Arlette Luévano nos abre las puertas de su casa. Nos invita a recorrerla declarando la inocencia que atesora y que siente perdida: “¿Quién dirá que la inocencia yace en mis palabras?”. Pero sabe bien lo que su voz esconde: “tres versos de un poema para niños” y “la voz de alguien que sí tiene algo que decir”. En sus conjuros se pierde, como uno se pierde en los recuerdos:
no sé a dónde han ido mis palabras
no hay aire
            papel
            o carne
            que las haya recibido.

La experiencia individual, la sentida, las caricias de la madre, el desamor, las rencillas y disputas, la muerte de un ser amado, son, finalmente, intransferibles, y por eso afirma categórica:

las oraciones que no he dicho
se pudrirán sobre la lengua.

Sin embargo, la literatura está hecha de palabras y las palabras significan: “La palabra es todo el aire que nos queda”. (Advirtió ya Arlette en su poemario Tercera persona).

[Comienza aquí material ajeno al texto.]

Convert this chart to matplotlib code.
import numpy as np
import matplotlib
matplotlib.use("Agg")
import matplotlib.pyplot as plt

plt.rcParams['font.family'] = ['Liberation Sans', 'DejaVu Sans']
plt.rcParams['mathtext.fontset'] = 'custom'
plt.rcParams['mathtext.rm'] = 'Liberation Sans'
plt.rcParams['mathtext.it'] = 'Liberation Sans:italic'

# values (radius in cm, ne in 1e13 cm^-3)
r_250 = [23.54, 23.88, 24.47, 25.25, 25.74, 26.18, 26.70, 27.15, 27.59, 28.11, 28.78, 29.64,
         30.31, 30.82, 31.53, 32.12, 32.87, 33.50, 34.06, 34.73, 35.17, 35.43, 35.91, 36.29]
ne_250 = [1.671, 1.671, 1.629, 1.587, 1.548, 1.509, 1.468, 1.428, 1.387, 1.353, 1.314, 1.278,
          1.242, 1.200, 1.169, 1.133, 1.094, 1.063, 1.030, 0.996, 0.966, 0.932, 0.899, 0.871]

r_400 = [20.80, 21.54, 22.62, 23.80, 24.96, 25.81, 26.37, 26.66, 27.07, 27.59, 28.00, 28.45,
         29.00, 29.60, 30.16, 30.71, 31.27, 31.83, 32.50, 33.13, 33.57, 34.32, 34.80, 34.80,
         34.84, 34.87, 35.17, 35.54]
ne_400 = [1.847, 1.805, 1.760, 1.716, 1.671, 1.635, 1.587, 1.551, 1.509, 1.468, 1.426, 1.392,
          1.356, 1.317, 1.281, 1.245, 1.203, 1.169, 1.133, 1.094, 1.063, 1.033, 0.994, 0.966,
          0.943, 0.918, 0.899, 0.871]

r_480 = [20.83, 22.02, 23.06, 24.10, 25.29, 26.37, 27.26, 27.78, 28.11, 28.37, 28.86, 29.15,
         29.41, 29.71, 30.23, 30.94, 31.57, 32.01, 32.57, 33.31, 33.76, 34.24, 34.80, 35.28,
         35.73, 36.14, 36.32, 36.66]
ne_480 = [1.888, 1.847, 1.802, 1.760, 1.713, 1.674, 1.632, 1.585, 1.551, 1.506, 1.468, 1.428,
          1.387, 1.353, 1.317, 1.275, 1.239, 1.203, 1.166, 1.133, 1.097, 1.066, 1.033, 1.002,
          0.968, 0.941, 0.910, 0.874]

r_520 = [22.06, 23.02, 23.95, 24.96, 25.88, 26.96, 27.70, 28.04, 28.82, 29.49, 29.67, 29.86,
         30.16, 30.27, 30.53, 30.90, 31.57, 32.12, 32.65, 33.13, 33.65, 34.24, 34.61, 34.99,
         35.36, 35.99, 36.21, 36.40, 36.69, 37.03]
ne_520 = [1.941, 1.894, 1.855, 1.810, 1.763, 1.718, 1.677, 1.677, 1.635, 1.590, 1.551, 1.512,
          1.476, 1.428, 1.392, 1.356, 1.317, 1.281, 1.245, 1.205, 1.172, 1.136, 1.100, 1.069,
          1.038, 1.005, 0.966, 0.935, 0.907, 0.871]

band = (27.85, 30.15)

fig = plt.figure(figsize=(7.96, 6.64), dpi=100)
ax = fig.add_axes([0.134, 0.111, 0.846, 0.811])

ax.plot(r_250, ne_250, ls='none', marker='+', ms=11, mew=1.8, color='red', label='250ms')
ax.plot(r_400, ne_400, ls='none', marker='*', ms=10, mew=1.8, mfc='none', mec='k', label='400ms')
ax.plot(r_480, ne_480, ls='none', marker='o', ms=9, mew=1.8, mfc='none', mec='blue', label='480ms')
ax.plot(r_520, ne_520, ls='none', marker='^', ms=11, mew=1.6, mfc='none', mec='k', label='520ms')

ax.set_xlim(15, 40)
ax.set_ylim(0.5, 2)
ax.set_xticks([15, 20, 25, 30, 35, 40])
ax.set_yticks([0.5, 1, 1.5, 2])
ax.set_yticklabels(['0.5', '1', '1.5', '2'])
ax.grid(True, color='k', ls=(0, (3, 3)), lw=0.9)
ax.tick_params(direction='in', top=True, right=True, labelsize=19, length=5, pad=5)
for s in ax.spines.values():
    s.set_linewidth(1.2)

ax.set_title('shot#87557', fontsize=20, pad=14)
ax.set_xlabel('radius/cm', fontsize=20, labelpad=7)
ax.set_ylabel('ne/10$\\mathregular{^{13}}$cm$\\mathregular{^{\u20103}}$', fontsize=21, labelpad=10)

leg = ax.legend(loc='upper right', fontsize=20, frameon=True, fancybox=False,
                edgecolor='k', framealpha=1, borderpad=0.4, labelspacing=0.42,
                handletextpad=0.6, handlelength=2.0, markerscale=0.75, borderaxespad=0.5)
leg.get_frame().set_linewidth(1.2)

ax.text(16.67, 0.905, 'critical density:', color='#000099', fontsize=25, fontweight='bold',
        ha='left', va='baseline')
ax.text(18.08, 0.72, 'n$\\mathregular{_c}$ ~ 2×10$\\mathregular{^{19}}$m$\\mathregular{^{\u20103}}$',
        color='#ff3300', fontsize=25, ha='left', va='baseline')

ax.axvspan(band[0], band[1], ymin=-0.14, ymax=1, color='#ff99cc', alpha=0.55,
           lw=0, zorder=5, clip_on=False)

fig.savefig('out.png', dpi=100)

Nos abre su casa, una casa que lo sabe todo: “sus techos/ sus patios/ sus paredes siempre despiertas/ son los muchos ojos de un corazón inextinguible”. Y nos narra un origen: “un castillo poblado por mi hermana y sus sirenas”, un padre “lluvia púrpura” con “heridas de arena”, su madre “un girasol en llamas”, un hermano “tempestad”, y por eso mismo el destino que irrevocable conlleva: “reconocemos nuestra condena/ en los ojos del otro”.  Nos habla de sus sueños, de los sueños que todos tenemos por salir de nosotros mismos y que son distintos para ser más nosotros mismos. El sueño de salir de casa y habitar un lugar distinto: “Soñé que otra era mi casa/ que mi nombre pertenecía a otra sangre”. Y saber, definitivamente, que nuestro origen nos acompaña siempre, que no podemos ser sino quien somos: “aún así llegó la tormenta/ ni entonces/ logré sobrevivir”.

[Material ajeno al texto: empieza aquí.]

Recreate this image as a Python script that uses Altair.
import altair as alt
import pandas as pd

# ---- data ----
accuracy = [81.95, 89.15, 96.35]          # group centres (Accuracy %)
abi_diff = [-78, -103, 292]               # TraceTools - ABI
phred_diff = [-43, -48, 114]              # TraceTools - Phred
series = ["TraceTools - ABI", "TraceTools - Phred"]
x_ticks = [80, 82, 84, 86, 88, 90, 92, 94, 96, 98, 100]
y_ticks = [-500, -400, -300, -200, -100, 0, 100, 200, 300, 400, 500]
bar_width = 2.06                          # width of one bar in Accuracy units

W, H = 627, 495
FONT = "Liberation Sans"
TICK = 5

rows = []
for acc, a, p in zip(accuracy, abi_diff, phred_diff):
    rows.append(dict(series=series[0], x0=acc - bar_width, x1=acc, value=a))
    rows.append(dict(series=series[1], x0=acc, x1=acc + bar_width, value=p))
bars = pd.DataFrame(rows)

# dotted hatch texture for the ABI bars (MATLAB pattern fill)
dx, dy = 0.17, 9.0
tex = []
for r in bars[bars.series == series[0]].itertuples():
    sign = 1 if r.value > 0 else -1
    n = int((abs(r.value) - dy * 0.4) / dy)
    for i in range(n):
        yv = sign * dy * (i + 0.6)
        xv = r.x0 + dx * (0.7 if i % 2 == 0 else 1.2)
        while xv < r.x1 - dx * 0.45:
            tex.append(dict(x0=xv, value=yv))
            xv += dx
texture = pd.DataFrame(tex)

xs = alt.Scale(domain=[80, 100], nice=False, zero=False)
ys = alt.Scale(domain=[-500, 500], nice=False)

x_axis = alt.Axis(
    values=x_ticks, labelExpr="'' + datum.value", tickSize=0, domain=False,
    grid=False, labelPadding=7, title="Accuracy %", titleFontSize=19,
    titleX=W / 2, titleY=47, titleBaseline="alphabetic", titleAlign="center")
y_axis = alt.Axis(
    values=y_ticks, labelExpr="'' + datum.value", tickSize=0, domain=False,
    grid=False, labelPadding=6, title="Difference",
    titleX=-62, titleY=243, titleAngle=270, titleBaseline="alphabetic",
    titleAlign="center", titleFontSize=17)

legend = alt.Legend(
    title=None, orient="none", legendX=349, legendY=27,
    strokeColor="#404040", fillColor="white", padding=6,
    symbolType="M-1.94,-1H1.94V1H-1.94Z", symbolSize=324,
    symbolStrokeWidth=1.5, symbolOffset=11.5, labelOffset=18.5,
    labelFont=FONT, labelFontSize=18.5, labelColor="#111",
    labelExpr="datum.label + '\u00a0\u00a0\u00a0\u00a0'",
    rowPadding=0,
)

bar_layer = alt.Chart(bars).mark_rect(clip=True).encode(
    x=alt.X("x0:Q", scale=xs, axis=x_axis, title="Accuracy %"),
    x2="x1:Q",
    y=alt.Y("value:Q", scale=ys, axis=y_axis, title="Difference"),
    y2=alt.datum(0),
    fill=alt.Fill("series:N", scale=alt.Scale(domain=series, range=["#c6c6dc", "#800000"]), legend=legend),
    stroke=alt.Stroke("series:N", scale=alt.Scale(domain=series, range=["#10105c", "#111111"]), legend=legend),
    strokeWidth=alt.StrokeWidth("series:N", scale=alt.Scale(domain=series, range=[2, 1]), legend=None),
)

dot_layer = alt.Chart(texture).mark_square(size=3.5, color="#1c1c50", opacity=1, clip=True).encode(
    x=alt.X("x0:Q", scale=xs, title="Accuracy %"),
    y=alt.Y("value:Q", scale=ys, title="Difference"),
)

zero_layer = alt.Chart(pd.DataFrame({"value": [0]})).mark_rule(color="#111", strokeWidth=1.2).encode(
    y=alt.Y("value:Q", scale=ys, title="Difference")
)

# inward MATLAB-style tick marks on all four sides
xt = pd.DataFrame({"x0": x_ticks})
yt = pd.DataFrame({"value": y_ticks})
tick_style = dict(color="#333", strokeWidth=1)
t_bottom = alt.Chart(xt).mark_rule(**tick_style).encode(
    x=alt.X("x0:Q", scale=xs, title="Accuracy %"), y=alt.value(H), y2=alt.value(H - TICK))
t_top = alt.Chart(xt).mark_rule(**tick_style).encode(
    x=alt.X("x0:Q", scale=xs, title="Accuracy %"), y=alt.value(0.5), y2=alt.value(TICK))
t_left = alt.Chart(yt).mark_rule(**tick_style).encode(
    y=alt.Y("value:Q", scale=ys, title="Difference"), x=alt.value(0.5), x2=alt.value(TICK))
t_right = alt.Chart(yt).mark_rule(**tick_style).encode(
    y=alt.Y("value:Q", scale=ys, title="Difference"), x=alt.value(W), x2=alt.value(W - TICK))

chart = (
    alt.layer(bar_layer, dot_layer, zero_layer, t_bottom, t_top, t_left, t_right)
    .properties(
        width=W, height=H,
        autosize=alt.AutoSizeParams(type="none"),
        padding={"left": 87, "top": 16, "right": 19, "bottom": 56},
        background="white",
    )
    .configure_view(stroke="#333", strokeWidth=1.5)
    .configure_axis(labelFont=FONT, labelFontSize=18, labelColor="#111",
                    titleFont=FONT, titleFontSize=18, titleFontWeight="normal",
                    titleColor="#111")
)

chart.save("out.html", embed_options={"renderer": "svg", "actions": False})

La casa abrió las puertas, no porque sus moradores habiten en un lugar distinto, sino por el devenir mismo del tiempo (que se corrige a sí mismo). Y la casa, ahora abierta, de cualquier forma nos habita, es una prisión

donde     hace muchos reinos
        cayeron los muros
        se abatieron las rejas

Pero seguimos aquí
sin avanzar un paso
                ya no hay guardias
                ni celadores.

El único modo de construirse es partiendo de quienes somos: “la única forma de libertad que aún nos queda/ se encuentra ahora bajo un manto de cal/ irreductible”.

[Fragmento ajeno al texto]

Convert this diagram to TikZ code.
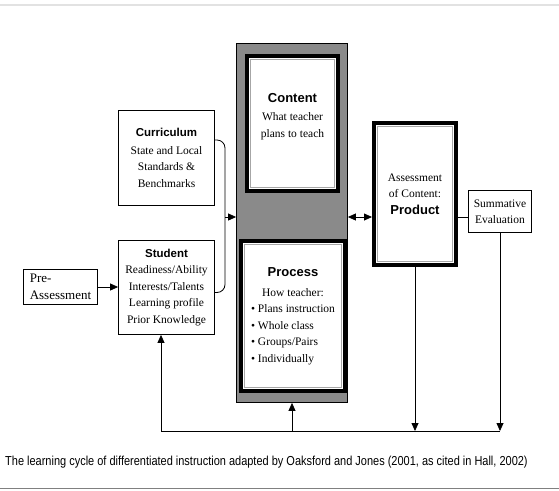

La casa es ahora otra, se habla de la existencia de “un refugio duradero”.  Y ante el oasis siempre la realidad desértica, el “sin embargo”: “hay que buscarlo desde las alturas/ y luego hay que asaltarlo allanarlo/ profanar la tierra virgen/ matar violar destrozar/ [para] conquistar nuestra salvación”. Pues, así es “esta casa que llamamos mundo” (nos dijo anteriormente en Informes sobre trenes que llegan y desaparecen).

Y ya no es cuestión de despedidas: “para qué/ de quién// no sé si alguien escucha”. Sólo queda el conjuro: una carta a la madre sobre el árbol de la infancia que con bondad calla y, con amargura, se deja morir. Una carta que no espera otra respuesta que el silencio confidente de saber que la extraña, desesperadamente. Y el árbol es así la madre. Y el tiempo que no cesa en su paso: “la casa envejece más de prisa/ porque ha presentido la eternidad/ que viene a instalarse en sus escombros”. En el paraíso donde hay ángeles y desvalidos, quién habrá que recuerde los pasos que pisamos día a día, los caminos que transitamos que aunque distintos, son siempre los mismos; para eso quién habrá “que recuerde nuestra memoria”, se pregunta. Sólo queda una casa tragada por un mar de llamas enteramente verdes.

Casa en ruinas es un poemario que se lee con placer. Y como todo lo placentero, no sin cierto sufrimiento. En un lenguaje sencillo, incluso a veces dulce, nos ofrece las espinas de la vida, los latigazos que espolean nuestra existencia. Este es un poemario que desde el primer verso se vuelve una lectura ineludible, uno de esos pocos libros escritos para leerse de golpe.